**To be done**
Repeat the lines exactly from the line that contains "Give me the matplotlib source for this chart." through the line that contains "arrow_lane = [181, 397, 688]"; leave images out and add nothing.

**Dataset**
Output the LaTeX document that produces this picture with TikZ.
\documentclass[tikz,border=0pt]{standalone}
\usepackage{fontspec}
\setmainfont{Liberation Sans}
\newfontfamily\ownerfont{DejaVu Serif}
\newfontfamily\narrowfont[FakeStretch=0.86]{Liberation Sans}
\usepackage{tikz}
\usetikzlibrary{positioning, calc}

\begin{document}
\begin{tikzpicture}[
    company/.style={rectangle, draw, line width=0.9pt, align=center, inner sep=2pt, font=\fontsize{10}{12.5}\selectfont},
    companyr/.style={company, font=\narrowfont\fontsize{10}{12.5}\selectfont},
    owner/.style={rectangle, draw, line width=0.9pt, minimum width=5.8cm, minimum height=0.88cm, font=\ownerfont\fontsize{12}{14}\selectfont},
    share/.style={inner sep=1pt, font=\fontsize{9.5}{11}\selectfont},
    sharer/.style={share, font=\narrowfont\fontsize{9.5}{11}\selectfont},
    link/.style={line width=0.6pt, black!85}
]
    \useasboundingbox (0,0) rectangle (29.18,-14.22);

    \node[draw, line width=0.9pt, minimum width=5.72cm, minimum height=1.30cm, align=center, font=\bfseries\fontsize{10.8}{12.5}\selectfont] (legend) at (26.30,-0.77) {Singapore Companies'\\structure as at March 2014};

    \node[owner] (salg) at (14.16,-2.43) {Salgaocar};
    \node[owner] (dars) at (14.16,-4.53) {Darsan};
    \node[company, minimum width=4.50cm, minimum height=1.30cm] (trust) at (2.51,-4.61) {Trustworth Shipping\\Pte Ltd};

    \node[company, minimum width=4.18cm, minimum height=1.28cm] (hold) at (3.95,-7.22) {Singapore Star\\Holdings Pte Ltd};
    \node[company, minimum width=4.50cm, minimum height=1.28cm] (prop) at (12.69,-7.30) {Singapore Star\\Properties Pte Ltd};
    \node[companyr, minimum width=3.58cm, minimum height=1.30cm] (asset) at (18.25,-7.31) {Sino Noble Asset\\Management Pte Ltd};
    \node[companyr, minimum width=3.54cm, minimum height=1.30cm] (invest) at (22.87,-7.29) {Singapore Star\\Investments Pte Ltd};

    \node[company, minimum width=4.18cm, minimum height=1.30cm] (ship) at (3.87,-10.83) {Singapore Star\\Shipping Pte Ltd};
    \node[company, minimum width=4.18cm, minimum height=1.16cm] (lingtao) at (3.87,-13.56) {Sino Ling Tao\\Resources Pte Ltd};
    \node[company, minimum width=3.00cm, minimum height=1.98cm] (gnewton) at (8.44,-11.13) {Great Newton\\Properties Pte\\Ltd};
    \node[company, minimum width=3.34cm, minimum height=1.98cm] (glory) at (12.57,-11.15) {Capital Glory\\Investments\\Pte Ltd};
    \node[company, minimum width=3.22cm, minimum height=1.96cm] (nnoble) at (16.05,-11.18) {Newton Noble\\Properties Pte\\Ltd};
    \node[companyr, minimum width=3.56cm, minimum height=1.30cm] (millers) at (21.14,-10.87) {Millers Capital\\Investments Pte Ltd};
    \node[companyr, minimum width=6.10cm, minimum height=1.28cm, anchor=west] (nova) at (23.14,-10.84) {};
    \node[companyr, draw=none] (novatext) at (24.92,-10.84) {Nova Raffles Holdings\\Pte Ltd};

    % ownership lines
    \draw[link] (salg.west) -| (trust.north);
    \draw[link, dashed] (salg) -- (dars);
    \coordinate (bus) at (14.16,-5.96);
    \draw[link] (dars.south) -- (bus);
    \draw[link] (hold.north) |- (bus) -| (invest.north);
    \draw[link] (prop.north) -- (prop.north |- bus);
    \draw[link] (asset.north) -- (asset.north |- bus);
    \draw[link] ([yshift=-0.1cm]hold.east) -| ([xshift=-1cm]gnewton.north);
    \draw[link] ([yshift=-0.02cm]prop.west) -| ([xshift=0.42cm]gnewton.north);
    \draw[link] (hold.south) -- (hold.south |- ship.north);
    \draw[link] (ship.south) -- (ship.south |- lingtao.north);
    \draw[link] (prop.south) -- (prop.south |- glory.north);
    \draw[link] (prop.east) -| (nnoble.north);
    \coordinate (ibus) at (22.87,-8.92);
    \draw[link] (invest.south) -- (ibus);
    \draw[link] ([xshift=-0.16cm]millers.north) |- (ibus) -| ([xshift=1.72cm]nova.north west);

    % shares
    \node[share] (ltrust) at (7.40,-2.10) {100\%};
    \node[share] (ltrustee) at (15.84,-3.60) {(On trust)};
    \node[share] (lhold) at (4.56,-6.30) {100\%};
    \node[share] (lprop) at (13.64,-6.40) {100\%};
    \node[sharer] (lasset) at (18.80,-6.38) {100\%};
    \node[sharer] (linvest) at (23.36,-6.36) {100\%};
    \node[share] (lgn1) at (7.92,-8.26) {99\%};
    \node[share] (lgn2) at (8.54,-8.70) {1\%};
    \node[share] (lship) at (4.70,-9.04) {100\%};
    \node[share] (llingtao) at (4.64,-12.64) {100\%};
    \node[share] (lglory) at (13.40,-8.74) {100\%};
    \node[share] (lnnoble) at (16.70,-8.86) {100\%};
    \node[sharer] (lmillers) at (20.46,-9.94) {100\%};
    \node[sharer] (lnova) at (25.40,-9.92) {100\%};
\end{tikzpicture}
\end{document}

* * *

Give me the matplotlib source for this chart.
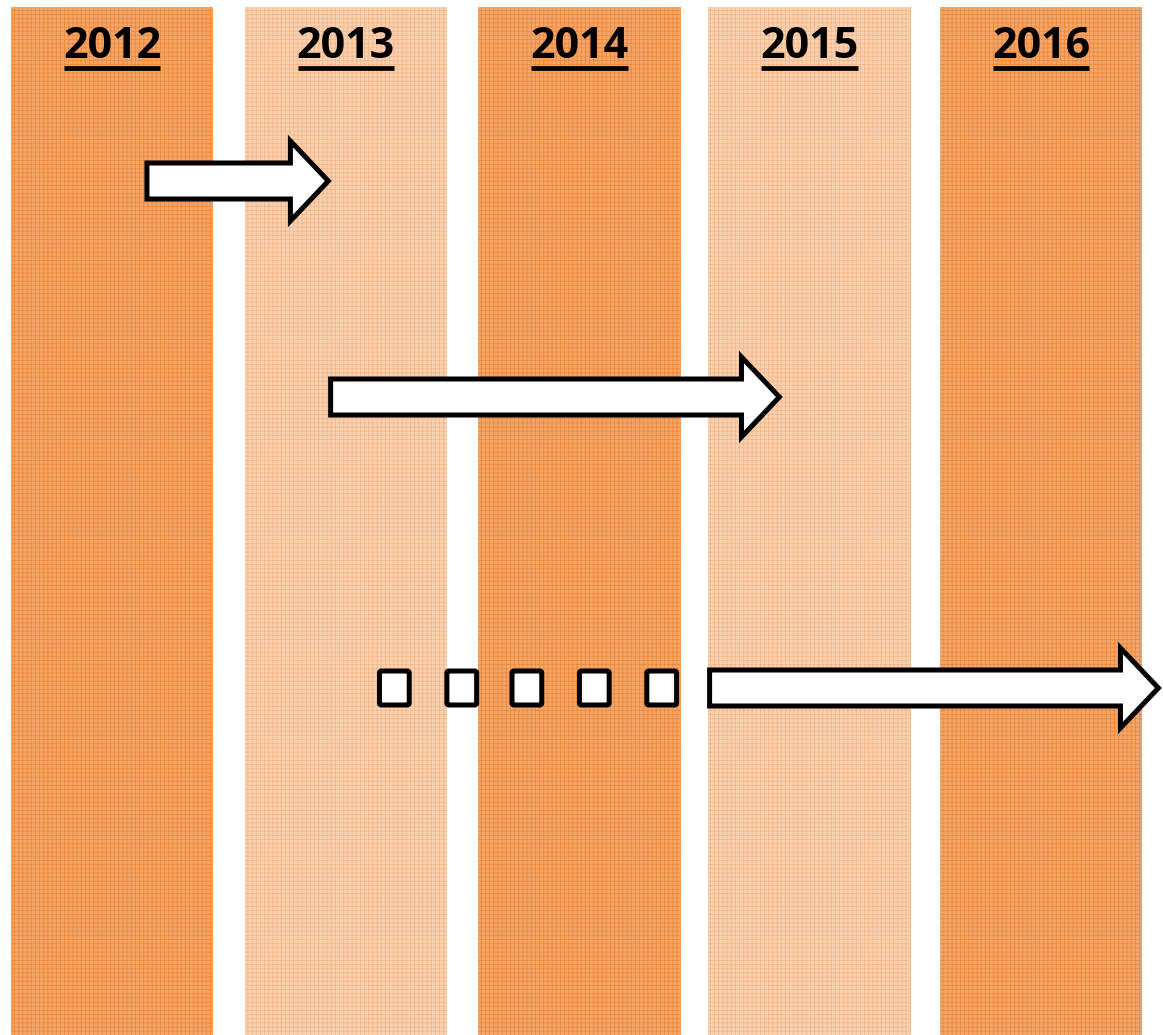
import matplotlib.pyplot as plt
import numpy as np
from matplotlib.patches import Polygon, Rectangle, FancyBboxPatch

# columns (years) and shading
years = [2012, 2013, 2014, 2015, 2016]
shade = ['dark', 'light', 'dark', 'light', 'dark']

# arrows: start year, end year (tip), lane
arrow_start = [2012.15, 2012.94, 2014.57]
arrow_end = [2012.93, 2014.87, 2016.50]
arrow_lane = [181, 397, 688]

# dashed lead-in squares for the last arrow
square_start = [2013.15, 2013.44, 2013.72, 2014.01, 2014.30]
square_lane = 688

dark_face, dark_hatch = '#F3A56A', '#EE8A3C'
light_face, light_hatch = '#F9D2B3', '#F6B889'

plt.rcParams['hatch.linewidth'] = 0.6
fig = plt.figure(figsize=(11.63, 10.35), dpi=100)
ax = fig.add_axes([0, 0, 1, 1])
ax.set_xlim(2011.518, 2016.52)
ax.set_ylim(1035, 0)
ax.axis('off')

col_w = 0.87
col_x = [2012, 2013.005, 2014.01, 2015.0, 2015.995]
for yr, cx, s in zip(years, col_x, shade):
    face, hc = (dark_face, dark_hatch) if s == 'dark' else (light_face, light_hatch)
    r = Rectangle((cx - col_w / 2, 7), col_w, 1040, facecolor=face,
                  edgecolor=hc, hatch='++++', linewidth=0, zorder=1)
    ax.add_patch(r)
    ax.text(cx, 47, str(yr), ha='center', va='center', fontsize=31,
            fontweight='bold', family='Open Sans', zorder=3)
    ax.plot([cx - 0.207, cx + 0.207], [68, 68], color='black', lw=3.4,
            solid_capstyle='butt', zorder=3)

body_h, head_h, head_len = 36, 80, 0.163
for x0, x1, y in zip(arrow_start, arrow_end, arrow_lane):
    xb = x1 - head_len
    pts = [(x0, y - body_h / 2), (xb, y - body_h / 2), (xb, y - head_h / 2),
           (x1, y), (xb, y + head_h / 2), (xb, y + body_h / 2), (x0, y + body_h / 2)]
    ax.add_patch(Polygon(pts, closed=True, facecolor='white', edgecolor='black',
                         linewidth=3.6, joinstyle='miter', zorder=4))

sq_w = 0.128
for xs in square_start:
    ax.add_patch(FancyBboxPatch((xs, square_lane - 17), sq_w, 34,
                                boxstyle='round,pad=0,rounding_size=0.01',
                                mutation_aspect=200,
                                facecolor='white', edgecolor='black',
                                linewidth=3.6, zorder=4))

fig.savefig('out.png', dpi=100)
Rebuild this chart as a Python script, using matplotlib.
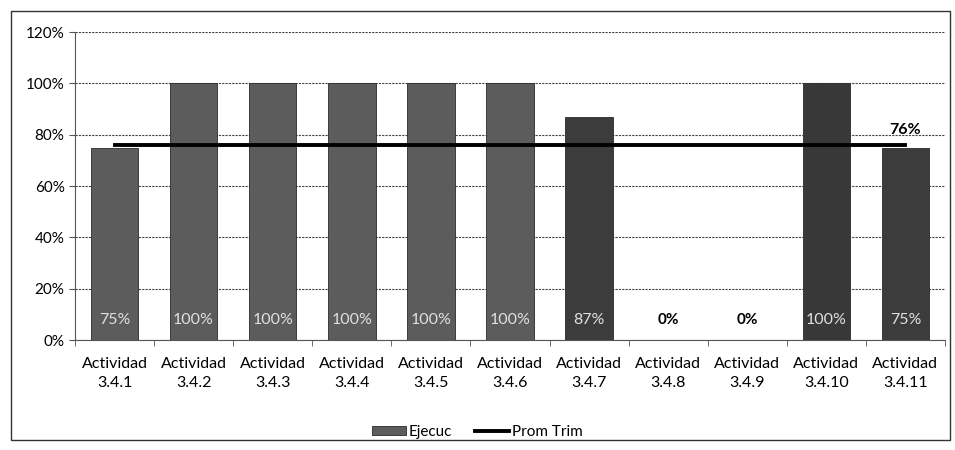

**Expected output**
Give me the matplotlib source for this chart.
import matplotlib.pyplot as plt
import numpy as np
from matplotlib.patches import Polygon, Rectangle, FancyBboxPatch

# columns (years) and shading
years = [2012, 2013, 2014, 2015, 2016]
shade = ['dark', 'light', 'dark', 'light', 'dark']

# arrows: start year, end year (tip), lane
arrow_start = [2012.15, 2012.94, 2014.57]
arrow_end = [2012.93, 2014.87, 2016.50]
arrow_lane = [181, 397, 688]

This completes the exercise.